Chapter Outline 9th Edition
- Introduction.
- Anthropologist Clifford Geertz views cultures as webs of shared meaning, shared understanding, and shared sensemaking.
- Geertz' work has focused on Third World cultures, but his ethnographic approach has been applied by others to organizations.
- In the field of speech communication, Michael Pacanowsky has applied Geertz's approach in his research of organizations.
- Pacanowsky asserts that communication creates and constitutes the taken-for-granted reality of the world.
- Culture as a metaphor of organizational life.
- Interest in culture as a metaphor for organizations stems from our recent interest in Japanese corporations.
- Corporate culture has several meanings.
- The surrounding environment that constrains a company’s freedom of action.
- An image, character, or climate controlled by a corporation.
- Pacanowsky argues that culture is not something an organization has, but is something an organization is.
- What culture is; what culture is not.
- Geertz and his colleagues do not distinguish between high and low culture.

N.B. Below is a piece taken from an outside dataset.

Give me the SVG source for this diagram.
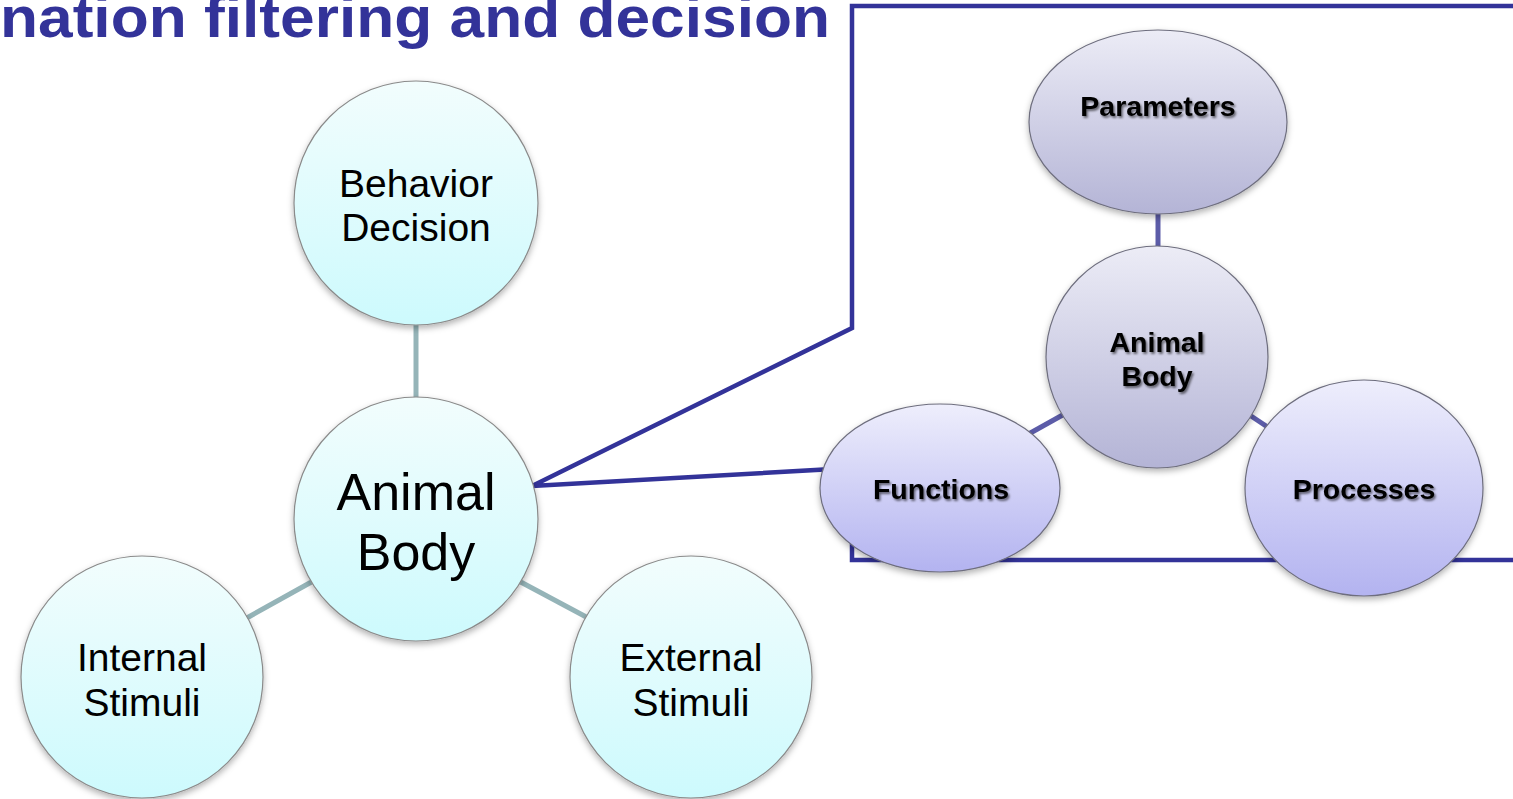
<svg xmlns="http://www.w3.org/2000/svg" width="1513" height="799" viewBox="0 0 1513 799">
<defs>
<linearGradient id="gCyan" x1="0" y1="0" x2="0" y2="1">
<stop offset="0" stop-color="#f2fdfd"/>
<stop offset="1" stop-color="#cdfafd"/>
</linearGradient>
<linearGradient id="gGray" x1="0" y1="0" x2="0" y2="1">
<stop offset="0" stop-color="#ececf6"/>
<stop offset="1" stop-color="#b4b4d6"/>
</linearGradient>
<linearGradient id="gBlue" x1="0" y1="0" x2="0" y2="1">
<stop offset="0" stop-color="#eeeefc"/>
<stop offset="1" stop-color="#b3b3f0"/>
</linearGradient>
<filter id="sh" x="-20%" y="-20%" width="140%" height="150%">
<feDropShadow dx="0" dy="3" stdDeviation="3" flood-color="#000" flood-opacity="0.3"/>
</filter>
<filter id="tsh" x="-10%" y="-30%" width="120%" height="160%">
<feDropShadow dx="1.5" dy="2" stdDeviation="1.2" flood-color="#000" flood-opacity="0.55"/>
</filter>
<style>
.lc{fill:url(#gCyan);stroke:#8a8a8a;stroke-width:1.2;filter:url(#sh)}
.rg{fill:url(#gGray);stroke:#6e6e7e;stroke-width:1.2;filter:url(#sh)}
.rb{fill:url(#gBlue);stroke:#6e6e7e;stroke-width:1.2;filter:url(#sh)}
.lt{font-family:"Liberation Sans",Arial,sans-serif;font-size:39px;fill:#000;text-anchor:middle}
.big{font-size:52px}
.rt{font-family:"Liberation Sans",Arial,sans-serif;font-size:28.5px;font-weight:bold;fill:#000;text-anchor:middle;filter:url(#tsh)}
.lcon{stroke:#95b4b8;stroke-width:5;fill:none}
.rcon{stroke:#5c5ca8;stroke-width:5;fill:none}
</style>
</defs>
<rect width="1513" height="799" fill="#fff"/>
<text x="0" y="37" font-family="Liberation Sans,Arial,sans-serif" font-size="58" font-weight="bold" fill="#333399" textLength="830" lengthAdjust="spacingAndGlyphs">nation filtering and decision</text>
<g id="connectors">
<line class="lcon" x1="416" y1="320" x2="416" y2="402"/>
<line class="lcon" x1="315" y1="580" x2="245" y2="619"/>
<line class="lcon" x1="517" y1="580" x2="590" y2="619"/>
<line class="rcon" x1="1158" y1="210" x2="1158" y2="250"/>
<line class="rcon" x1="1068" y1="412" x2="1025" y2="436"/>
<line class="rcon" x1="1245" y1="412" x2="1272" y2="430"/>
</g>
<g id="callout">
<polyline points="1513,6 852,6 852,328 532,486 852,468 852,560 1513,560" fill="none" stroke="#333399" stroke-width="4.5" stroke-linejoin="miter" stroke-linecap="round"/>
</g>
<g id="behavior-decision">
<circle class="lc" cx="416" cy="203" r="122"/>
<text class="lt" x="416" y="197">Behavior</text>
<text class="lt" x="416" y="241">Decision</text>
</g>
<g id="animal-body-left">
<circle class="lc" cx="416" cy="519" r="122"/>
<text class="lt big" x="416" y="510">Animal</text>
<text class="lt big" x="416" y="570">Body</text>
</g>
<g id="internal-stimuli">
<circle class="lc" cx="142" cy="677" r="121"/>
<text class="lt" x="142" y="671">Internal</text>
<text class="lt" x="142" y="716">Stimuli</text>
</g>
<g id="external-stimuli">
<circle class="lc" cx="691" cy="677" r="121"/>
<text class="lt" x="691" y="671">External</text>
<text class="lt" x="691" y="716">Stimuli</text>
</g>
<g id="parameters">
<ellipse class="rg" cx="1158" cy="122" rx="129" ry="92"/>
<text class="rt" x="1158" y="116">Parameters</text>
</g>
<g id="animal-body-right">
<circle class="rg" cx="1157" cy="357" r="111"/>
<text class="rt" x="1157" y="352">Animal</text>
<text class="rt" x="1157" y="386">Body</text>
</g>
<g id="functions">
<ellipse class="rb" cx="940" cy="488" rx="120" ry="84"/>
<text class="rt" x="941" y="499">Functions</text>
</g>
<g id="processes">
<ellipse class="rb" cx="1364" cy="488" rx="119" ry="108"/>
<text class="rt" x="1364" y="499">Processes</text>
</g>
</svg>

- Culture is not whole or undivided.
- Pacanowsky argues that the web of organizational culture is the residue of employees' performances.
- The elusive nature of culture prompts Geertz to label its study a “soft science.”
- Thick description—what ethnographers do.
- Participant observation, the research methodology of ethnographers, is a time-consuming process.
- Pacanowsky researched Gore & Associates.
- Although Pacanowsky now works with Gore, the company he researched, he earlier cautioned against “going native.”
- An ethnographer has five tasks.
- Accurately describe talk and actions and the context in which they occur.
- Capture the thoughts, emotions, and the web of social interactions.
- Assign motivation, intention, or purpose for what people said and did.
- Artfully write this up so readers feel they’ve experienced the events.
- Interpret what happened; explain what it means within this culture.
- Thick description refers to the intertwined layers of common meaning that underlie what people say and do.
- Thick description involves tracing the many strands of a cultural web and tracking evolving meaning.
- Thick description begins with a state of bewilderment.
- The puzzlement is reduced by observing as a stranger in a foreign land.
- Ethnographers approach their research very differently from behaviorists.
- They are more interested in the significance of behavior than in statistical analysis.
- Pacanowsky warns that statistical analysis and classification across organizations yields superficial results.
- As an ethnographer, Pacanowsky is particularly interested in imaginative language, stories, and nonverbal rites and rituals.
- Metaphors: taking language seriously.
- Widely used metaphors offer a starting place for assessing the shared meaning of a corporate culture.
- Metaphors are valuable tools for both the discovery and communication of organizational culture.
- The symbolic interpretation of story.
- Stories provide windows into organizational culture.
- Pacanowsky focuses on the script-like qualities of narratives that line out roles in the company play.
- Pacanowsky posits three types of organizational narratives.
- Corporate stories reinforce management ideology and policies.
- Personal stories define how individuals would like to be seen within an organization.
- Collegial stories—usually unsanctioned by management—are positive or negative anecdotes about others within the organization that pass on how the organization “really works.”
- Both Geertz and Pacanowsky caution against simplistic interpretation of stories.
- Pacanowsky has demonstrated that scholars can use fiction to convey the results of their research.
- Ritual: this is the way it's always been, and always will be.
- Rituals articulate multiple aspects of cultural life.
- Some rituals are nearly sacred and difficult to change.
- Can the manager be an agent of cultural change?
- The cultural approach is popular with executives who want to use it as a tool, yet culture is extremely difficult to manipulate.
- Even if such manipulation is possible, it may be unethical.
- Linda Smircich notes that communication consultants may violate the ethnographer's rule of nonintervention and may even extend management’s control within an organization.
- Critique: is the cultural approach useful?
- The cultural approach adopts and refines the qualitative research methodology of ethnography to gain a new understanding of a specific group of people, particularly in clarifying values of the culture under study.
- The cultural approach is criticized by corporate consultants who believe that knowledge should be used to influence organizational culture.
- Critical theorists attack the cultural approach because it does not evaluate the customs it portrays.
- The goal of symbolic analysis is to create a better understanding of what it takes to function effectively within the culture.
- Adam Kuper is critical of Geertz for his emphasis on interpretation rather than behavioral observation.
- The cultural approach may fall short on one of the criteria for good interpretive theory, aesthetic appeal.